To cement the hollow reconciliation, Villa Dorta was burnt, after the kindly usage, and the fleet went prize hunting. Three Spanish ships from the Havannah were captured. The largest, of 400 tons, was laden with gold, cochineal, indigo, civet, musk, and ambergris, beside many valuable passengers. Enough of cochineal and indigo was taken 'to be used in this realm for many years,' according to an official report. Ralegh was its captor. He expressed his pleasure either magnanimously or contemptuously: 'Although we shall be little the better, the prizes will in great measure give content to her Majesty, so that there may be no repining against this poor lord for the expense of the voyage.' They missed forty India-men, which escaped into the strong harbour of Terceira. The colonels bragged they were ready to storm the forts. Howard and Ralegh, who thought the enterprise impracticable, offered as a test of the sincerity of the soldiers to back them with 3000 seamen. Thereupon the project was dropped. At St. Michael's, Essex, according to Gorges, who it must be remembered was Ralegh's officer, wasted precious days at Villa Franca.
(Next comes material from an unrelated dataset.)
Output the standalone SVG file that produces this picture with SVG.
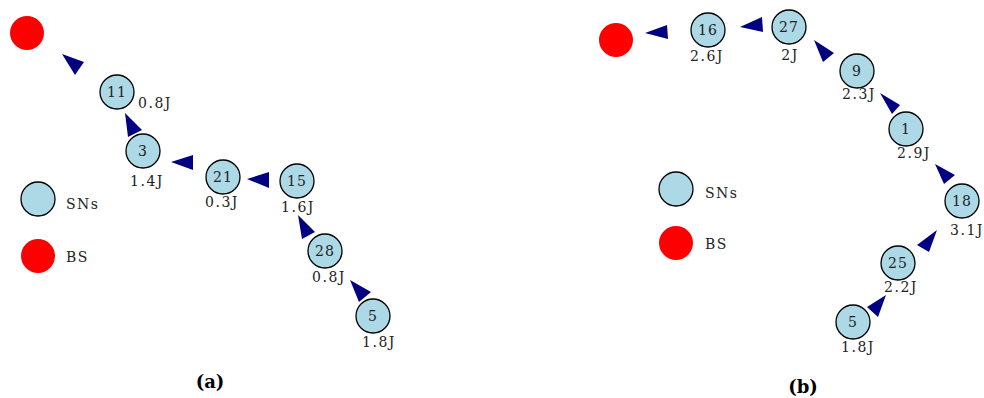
<svg xmlns="http://www.w3.org/2000/svg" width="984" height="398" viewBox="0 0 984 398">
  <style>
    .sn { fill: #add8e6; stroke: #000; stroke-width: 1.3; }
    .bs { fill: #ff0000; }
    .num { font-family: "DejaVu Serif", serif; font-size: 14px; letter-spacing: 1px; text-anchor: middle; fill: #222; }
    .en { font-family: "DejaVu Serif", serif; font-size: 14px; letter-spacing: 1.5px; text-anchor: middle; fill: #222; }
    .leg { font-family: "DejaVu Serif", serif; font-size: 14px; letter-spacing: 1.5px; fill: #222; }
    .cap { font-family: "DejaVu Serif", serif; font-size: 18px; font-weight: bold; text-anchor: middle; fill: #000; }
    .arr { fill: #000080; }
  </style>

  <!-- panel (a) -->
  <g id="a-bs"><circle class="bs" cx="27" cy="33" r="17"/></g>
  <g id="a-n11"><circle class="sn" cx="117" cy="92" r="17"/><text class="num" x="117" y="97">11</text><text class="en" x="155" y="108">0.8J</text></g>
  <g id="a-n3"><circle class="sn" cx="143" cy="151" r="17"/><text class="num" x="143" y="156">3</text><text class="en" x="147" y="186">1.4J</text></g>
  <g id="a-n21"><circle class="sn" cx="223" cy="177" r="17"/><text class="num" x="223" y="182">21</text><text class="en" x="222" y="207">0.3J</text></g>
  <g id="a-n15"><circle class="sn" cx="297" cy="181" r="17"/><text class="num" x="297" y="186">15</text><text class="en" x="298" y="212">1.6J</text></g>
  <g id="a-n28"><circle class="sn" cx="325" cy="251" r="17"/><text class="num" x="325" y="256">28</text><text class="en" x="329" y="282">0.8J</text></g>
  <g id="a-n5"><circle class="sn" cx="373" cy="316" r="17"/><text class="num" x="373" y="321">5</text><text class="en" x="379" y="347">1.8J</text></g>

  <g id="a-legend">
    <circle class="sn" cx="38" cy="199" r="17"/><text class="leg" x="66" y="209">SNs</text>
    <circle class="bs" cx="38" cy="256" r="17"/><text class="leg" x="66" y="262">BS</text>
  </g>
  <text class="cap" x="210" y="388">(a)</text>

  <g id="a-connectors">
    <polygon class="arr" points="62,54 84,62 75,75"/>
    <polygon class="arr" points="125,113 142,130 128,137"/>
    <polygon class="arr" points="171,162 193,155 193,170"/>
    <polygon class="arr" points="247,179 269,172 269,188"/>
    <polygon class="arr" points="298,215 315,232 302,239"/>
    <polygon class="arr" points="350,280 371,292 359,302"/>
  </g>

  <!-- panel (b) -->
  <g id="b-bs"><circle class="bs" cx="616" cy="40" r="17"/></g>
  <g id="b-n16"><circle class="sn" cx="708" cy="30" r="17"/><text class="num" x="708" y="35">16</text><text class="en" x="707" y="61">2.6J</text></g>
  <g id="b-n27"><circle class="sn" cx="789" cy="27" r="17"/><text class="num" x="789" y="32">27</text><text class="en" x="790" y="60">2J</text></g>
  <g id="b-n9"><circle class="sn" cx="857" cy="71" r="17"/><text class="num" x="857" y="76">9</text><text class="en" x="859" y="99">2.3J</text></g>
  <g id="b-n1"><circle class="sn" cx="906" cy="129" r="17"/><text class="num" x="906" y="134">1</text><text class="en" x="914" y="158">2.9J</text></g>
  <g id="b-n18"><circle class="sn" cx="962" cy="201" r="17"/><text class="num" x="962" y="206">18</text><text class="en" x="967" y="235">3.1J</text></g>
  <g id="b-n25"><circle class="sn" cx="898" cy="263" r="17"/><text class="num" x="898" y="268">25</text><text class="en" x="901" y="292">2.2J</text></g>
  <g id="b-n5"><circle class="sn" cx="853" cy="322" r="17"/><text class="num" x="853" y="327">5</text><text class="en" x="858" y="352">1.8J</text></g>

  <g id="b-legend">
    <circle class="sn" cx="676" cy="189" r="17"/><text class="leg" x="705" y="198">SNs</text>
    <circle class="bs" cx="676" cy="243" r="17"/><text class="leg" x="705" y="249">BS</text>
  </g>
  <text class="cap" x="803" y="393">(b)</text>

  <g id="b-connectors">
    <polygon class="arr" points="645,33 667,25 668,39"/>
    <polygon class="arr" points="740,27 762,17 763,32"/>
    <polygon class="arr" points="814,40 834,53 823,62"/>
    <polygon class="arr" points="880,93 900,105 892,114"/>
    <polygon class="arr" points="935,164 955,175 944,184"/>
    <polygon class="arr" points="937,230 929,252 917,245"/>
    <polygon class="arr" points="886,295 878,317 867,307"/>
  </g>
</svg>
He let his men revel in fruit and wine, and lost the moment for surprising the capital. Ralegh meanwhile, in the road, took a Brazil ship, which, when sold in England, paid the wages of the whole of the 400 sailors and soldiers of the Warspright. Through a Dutch captain's over-haste, an 1800 ton carack 'of infinite wealth, laden with the riches of the East and West,' eluded him. She ran herself aground, and was burnt by her crew. He in his barge crossed the furious surf too late to put out the flames. Very speedily she was all over thunder and lightning. Her ordnance discharged from every port, and the clouds exhaled from her spicy entrails perfumed the air for many hours. By this time autumn was come. Not too soon, the fleet, which had assembled off Villa Franca, set sail. The town was spared the customary flames, for causes unknown to Gorges. After Historian of
the Expedition. suffering from want of water, and from tempests, in which the skill of John Davys, Essex's famous pilot, proved inferior to that of Broadbent, who was Ralegh's, St. Ives was reached. Ralegh's return rejoiced Cornwall, which had been alarmed by descents of Spanish caravels. The whole tale was set forth vividly by Sir Arthur Gorges in his Relation of the Island Voyage, written in 1607, and printed, it is said, at the request of Prince Henry.
CHAPTER XIV.
Final Feud with Essex (1597-1601).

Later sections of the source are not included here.